Updated

Federal fisheries managers have agreed to consider designating critical habitat for endangered leatherback sea turtles in the Pacific ocean off Oregon and California.

NOAA Fisheries officials said Thursday they will make a decision whether to go forward by Dec. 4 under terms of a settlement of a lawsuit brought by conservation groups.

The groups had sued the government for failing to follow through on their petition to designate critical habitat.

Pacific leatherbacks migrate each year from nesting areas in Indonesia to feed on jellyfish in the California current between Lincoln City, Ore., and Point Conception, Calif.

Conservation groups have proposed designating that broad swath of ocean as critical habitat to encompass feeding areas as well as migration routes, said Ben Enticknap of the group Oceana.

If critical habitat is designated, it would require federal agencies to consult with NOAA Fisheries before going ahead with projects or actions in the area that might harm the turtles.

Issues to be considered include development of offshore wind and wave energy, coastal power plants, and pollution from agricultural runoff, said David Cottingham, chief of sea turtle conservation for NOAA Fisheries.

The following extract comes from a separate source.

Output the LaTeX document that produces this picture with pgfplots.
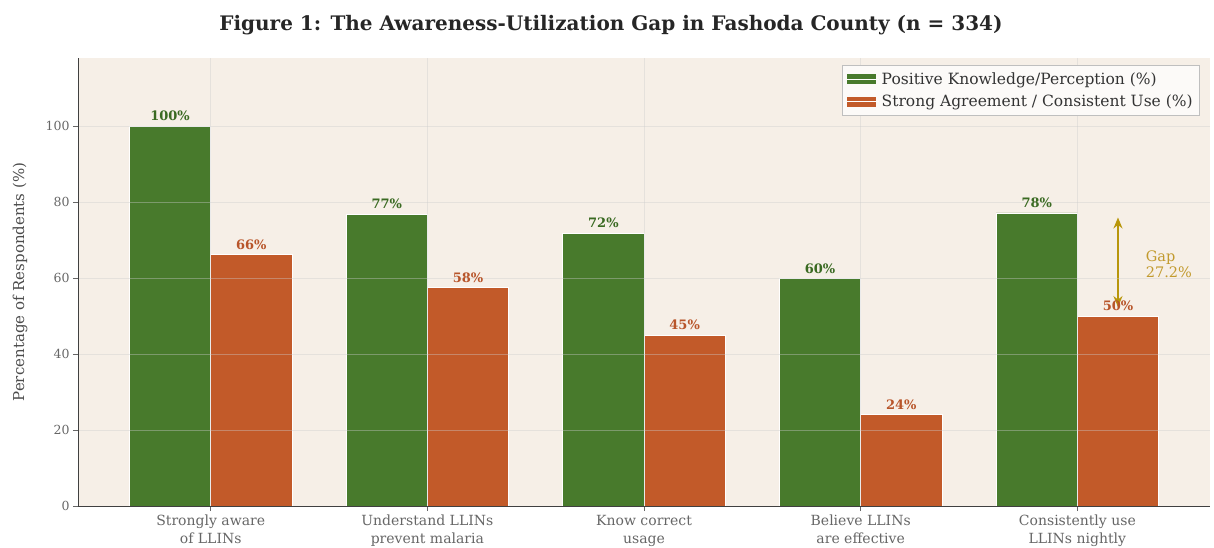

Because leatherbacks were listed before the 1988 amendments to the Endangered Species Act requiring critical habitat designations, the agency was under no legal obligation to designate it, as it must with other species, said Barbara Schroeder, national sea turtle coordinator for NOAA Fisheries.

As part of the settlement, the agency also agreed to a Feb. 19 deadline to decide whether populations of loggerhead sea turtles in the northern Pacific and northwestern Atlantic should be listed as endangered rather than threatened.

The groups Oceana, Center for Biological Diversity, and Turtle Island Restoration Network brought the lawsuit.